President Trump has often said that polls underestimate his support. When it comes to higher-income voters and college graduates, at least, that may well be true. A new study by Morning Consult, a survey researcher, finds that people in those two groups are less likely to state support for Trump when surveyed by phone than when answering questions online, where they presumably feel more anonymous.


College grads and higher-income people who support Trump may conceal their preferences  because liking Trump is perceived in some circles as socially undesirable, says [Morning Consult Chief Research Officer Kyle] Dropp. “All studies of social desirability bias have suggested that those effects are larger among a more elite set,” Dropp says. “Those who are more likely to overreport that they will vote, and that they watch TV news, are the elites.”
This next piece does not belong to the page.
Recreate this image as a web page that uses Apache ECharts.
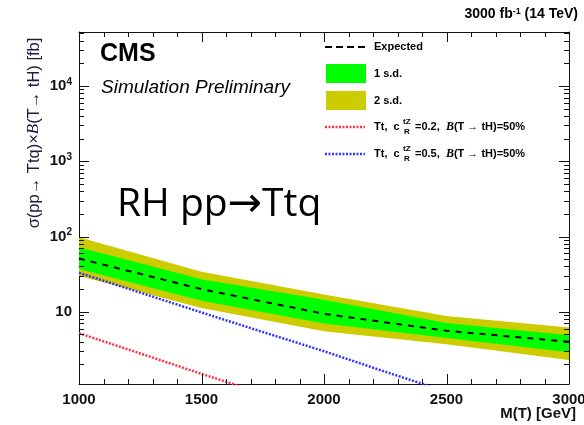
<!DOCTYPE html>
<html>
<head>
<meta charset="utf-8">
<script src="https://cdn.jsdelivr.net/npm/echarts@6/dist/echarts.min.js"></script>
<style>
  html, body { margin: 0; padding: 0; background: #fff; }
  #chart { width: 584px; height: 425px; }
</style>
</head>
<body>
<div id="chart"></div>
<script>
// M(T) points where the limit bands were evaluated
const masses = [1000, 1500, 2000, 2500, 3000]
// expected limit and its bands [fb]
const expected = [51, 20, 9.4, 5.6, 4.0]
const sd1Low = [37, 14, 7.0, 4.5, 2.9]
const sd1High = [72, 27, 14.5, 7.1, 4.9]
const sd2Low = [30, 11.2, 5.5, 3.7, 2.3]
const sd2High = [98, 34, 17, 8.8, 6.2]
// theory curves (Tt, cR=0.2 / 0.5)
const redMass = [1000, 1250, 1500, 1750]
const redXsec = [5.2, 2.8, 1.5, 0.82]
const blueMass = [1000, 1250, 1500, 1750, 2000, 2250, 2500]
const blueXsec = [33, 18, 9.8, 5.4, 3.0, 1.6, 0.87]
// tick positions
const xMajor = [1000, 1500, 2000, 2500, 3000]
const xMinor = [1100, 1200, 1300, 1400, 1600, 1700, 1800, 1900, 2100, 2200, 2300, 2400, 2600, 2700, 2800, 2900]
const yMajor = [10, 100, 1000, 10000]
const yMinor = [2, 3, 4, 5, 6, 7, 8, 9, 20, 30, 40, 50, 60, 70, 80, 90,
  200, 300, 400, 500, 600, 700, 800, 900, 2000, 3000, 4000, 5000, 6000, 7000, 8000, 9000,
  20000, 30000, 40000, 50000]

const yMin = 1.1
const yMax = 52000
const YELLOW = '#cccc00'
const GREEN = '#00ff00'
const AX = '#111'

const pairs = (xs, ys) => xs.map((x, i) => [x, ys[i]])

const chart = echarts.init(document.getElementById('chart'))

// band polygon: upper edge left->right, lower edge right->left
function bandSeries (name, low, high, color) {
  return {
    type: 'custom', name: name, data: [0], z: 2, silent: true,
    renderItem: function (params, api) {
      const pts = []
      masses.forEach((m, i) => pts.push(api.coord([m, high[i]])))
      for (let i = masses.length - 1; i >= 0; i--) pts.push(api.coord([masses[i], low[i]]))
      return { type: 'polygon', shape: { points: pts }, style: { fill: color } }
    }
  }
}

// ROOT style ticks on all four sides, pointing into the frame
function tickSeries () {
  return {
    type: 'custom', name: 'ticks', data: [0], z: 20, silent: true, clip: false,
    renderItem: function (params, api) {
      const cs = params.coordSys
      const top = cs.y
      const bottom = cs.y + cs.height
      const left = cs.x
      const right = cs.x + cs.width
      const kids = []
      const seg = (x1, y1, x2, y2) => kids.push({
        type: 'line', shape: { x1: x1, y1: y1, x2: x2, y2: y2 },
        style: { stroke: AX, lineWidth: 1 }
      })
      const vx = (v, len) => {
        const x = Math.round(api.coord([v, yMin])[0]) + 0.5
        seg(x, bottom, x, bottom - len)
        seg(x, top, x, top + len)
      }
      const hy = (v, len) => {
        const y = Math.round(api.coord([1000, v])[1]) + 0.5
        seg(left, y, left + len, y)
        seg(right, y, right - len, y)
      }
      xMajor.forEach(v => vx(v, 10))
      xMinor.forEach(v => vx(v, 5))
      yMajor.forEach(v => hy(v, 10))
      yMinor.forEach(v => hy(v, 5))
      return { type: 'group', children: kids }
    }
  }
}

const axisLine = { show: true, lineStyle: { color: AX, width: 1 } }

const option = {
  animation: false,
  grid: { left: 79, right: 15, top: 32, bottom: 41, outerBoundsMode: 'none' },
  xAxis: [
    {
      type: 'value', position: 'bottom', min: 1000, max: 3000, interval: 500,
      axisLine: axisLine, axisTick: { show: false }, splitLine: { show: false },
      axisLabel: { color: AX, fontFamily: 'Liberation Sans', fontWeight: 'bold', fontSize: 15, margin: 8,
        formatter: v => String(v) }
    },
    {
      type: 'value', position: 'top', min: 1000, max: 3000, interval: 500,
      axisLine: { show: true, lineStyle: { color: AX, width: 1 } }, axisTick: { show: false },
      splitLine: { show: false }, axisLabel: { show: false }
    }
  ],
  yAxis: [
    {
      type: 'log', position: 'left', min: yMin, max: yMax,
      axisLine: axisLine, axisTick: { show: false }, splitLine: { show: false },
      axisLabel: {
        margin: 7,
        formatter: function (v) {
          const e = Math.log10(v)
          const r = Math.round(e)
          if (Math.abs(e - r) > 1e-6 || r < 1) return ''
          if (r === 1) return '{b|10}'
          return '{b|10}{s|' + r + '}'
        },
        rich: {
          b: { color: AX, fontFamily: 'Liberation Sans', fontWeight: 'bold', fontSize: 15, lineHeight: 18 },
          s: { color: AX, fontFamily: 'Liberation Sans', fontWeight: 'bold', fontSize: 10, verticalAlign: 'top', lineHeight: 10 }
        }
      }
    },
    {
      type: 'log', position: 'right', min: yMin, max: yMax,
      axisLine: { show: true, lineStyle: { color: AX, width: 1 } }, axisTick: { show: false },
      splitLine: { show: false }, axisLabel: { show: false }
    }
  ],
  series: [
    bandSeries('2 s.d.', sd2Low, sd2High, YELLOW),
    bandSeries('1 s.d.', sd1Low, sd1High, GREEN),
    {
      type: 'line', name: 'Expected', data: pairs(masses, expected), symbol: 'none',
      lineStyle: { color: '#000', width: 2, type: [6, 6] }, z: 5
    },
    {
      type: 'line', name: 'red', data: pairs(redMass, redXsec), symbol: 'none', clip: true,
      lineStyle: { color: '#ff3344', width: 2.5, type: [2, 1.5] }, z: 5
    },
    {
      type: 'line', name: 'blue', data: pairs(blueMass, blueXsec), symbol: 'none', clip: true,
      lineStyle: { color: '#3333ff', width: 2.5, type: [2, 1.5] }, z: 5
    },
    tickSeries()
  ],
  graphic: [
    // header
    { type: 'text', style: { x: 578, y: 14, textAlign: 'right', textVerticalAlign: 'middle',
      text: '{a|3000 fb}{s|-1}{a| (14 TeV)}',
      rich: {
        a: { fontFamily: 'Liberation Sans', fontWeight: 'bold', fontSize: 14, fill: '#000' },
        s: { fontFamily: 'Liberation Sans', fontWeight: 'bold', fontSize: 9, fill: '#000', verticalAlign: 'top' }
      } } },
    { type: 'text', style: { x: 100, y: 54, textVerticalAlign: 'middle', text: 'CMS',
      font: 'bold 25px "Liberation Sans"', fill: '#000' } },
    { type: 'text', style: { x: 101, y: 88, textVerticalAlign: 'middle', text: 'Simulation Preliminary',
      font: 'italic 19px "Liberation Sans"', fill: '#000' } },
    { type: 'text', style: { x: 117, y: 205, textVerticalAlign: 'middle',
      text: '{a|RH pp}{b|→}{a|Ttq}',
      rich: {
        a: { fontFamily: 'Open Sans', fontSize: 39, fill: '#000' },
        b: { fontFamily: 'DejaVu Sans', fontSize: 41, fill: '#000' }
      } } },
    // y title
    { type: 'text', x: 34, y: 133, rotation: Math.PI / 2,
      style: { x: 0, y: 0, textAlign: 'center', textVerticalAlign: 'middle',
        text: '{n|σ(pp→ Ttq)×}{i|B}{n|(T→ tH) [fb]}',
        rich: {
          n: { fontFamily: 'Liberation Sans', fontSize: 16.5, fill: '#1c1c3c' },
          i: { fontFamily: 'Liberation Serif', fontStyle: 'italic', fontSize: 17, fill: '#1c1c3c' }
        } } },
    // x title
    { type: 'text', style: { x: 576, y: 414, textAlign: 'right', textVerticalAlign: 'middle',
      text: 'M(T) [GeV]', font: 'bold 15px "Liberation Sans"', fill: AX } },
    // legend
    { type: 'line', shape: { x1: 325, y1: 47, x2: 365, y2: 47 },
      style: { stroke: '#000', lineWidth: 2, lineDash: [7, 4] } },
    { type: 'text', style: { x: 374, y: 47, textVerticalAlign: 'middle', text: 'Expected',
      font: 'bold 11px "Liberation Sans"', fill: '#000' } },
    { type: 'rect', shape: { x: 326, y: 64, width: 40, height: 19 }, style: { fill: GREEN } },
    { type: 'text', style: { x: 374, y: 74, textVerticalAlign: 'middle', text: '1 s.d.',
      font: 'bold 11px "Liberation Sans"', fill: '#000' } },
    { type: 'rect', shape: { x: 326, y: 91, width: 40, height: 19 }, style: { fill: YELLOW } },
    { type: 'text', style: { x: 374, y: 101, textVerticalAlign: 'middle', text: '2 s.d.',
      font: 'bold 11px "Liberation Sans"', fill: '#000' } },
    { type: 'line', shape: { x1: 325, y1: 127, x2: 365, y2: 127 },
      style: { stroke: '#ff3344', lineWidth: 2.5, lineDash: [2, 1.5] } },
    { type: 'line', shape: { x1: 325, y1: 154, x2: 365, y2: 154 },
      style: { stroke: '#3333ff', lineWidth: 2.5, lineDash: [2, 1.5] } }
  ]
}

// legend text for the two theory curves
;[[127, '0.2'], [154, '0.5']].forEach(function (row) {
  const y = row[0]
  option.graphic.push(
    { type: 'text', style: { x: 374, y: y, textVerticalAlign: 'middle', text: 'Tt,  c',
      font: 'bold 11px "Liberation Sans"', fill: '#000' } },
    { type: 'text', style: { x: 403, y: y - 5, textVerticalAlign: 'middle', text: 'tZ',
      font: 'bold 8px "Liberation Sans"', fill: '#000' } },
    { type: 'text', style: { x: 404, y: y + 5, textVerticalAlign: 'middle', text: 'R',
      font: 'bold 8px "Liberation Sans"', fill: '#000' } },
    { type: 'text', style: { x: 415, y: y, textVerticalAlign: 'middle',
      text: '{n|=' + row[1] + ',  }{i|B}{n|(T → tH)=50%}',
      rich: {
        n: { fontFamily: 'Liberation Sans', fontWeight: 'bold', fontSize: 11, fill: '#000' },
        i: { fontFamily: 'Liberation Serif', fontStyle: 'italic', fontWeight: 'bold', fontSize: 12, fill: '#000' }
      } } }
  )
})

chart.setOption(option)
</script>
</body>
</html>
Then there’s Joe Biden’s blatant misrepresentation, still another example of Biden doing precisely what he accuses President Trump of: “rewriting history.”

Everyone who follows the election knows that President Trump added names to his list of potential Supreme Court nominees and challenged Biden to post his own list, which Biden refused to do. Here’s the full paragraphs from the CNN “Fact Checking “story. Biden said

“We can’t keep rewriting history, scrambling norms, ignoring our cherished system of checks and balances. That includes this whole business of releasing a list of potential nominees that I would put forward. They’re now saying, after they — after Ruth Bader Ginsburg passed away, they said, ‘Biden should release his list.’ It’s no wonder the Trump campaign asked that I release the list only after she passed away. It’s a game for them. It’s a play to gin up emotions and anger.”

Under “Facts First,” CNN’s Daniel Dale writes

This is just wrong. The Trump campaign and Trump himself had repeatedly said prior to Ginsburg’s death that Biden should release a list of prospective Supreme Court nominees.

43 days until the election, eight days until the first Presidential debate.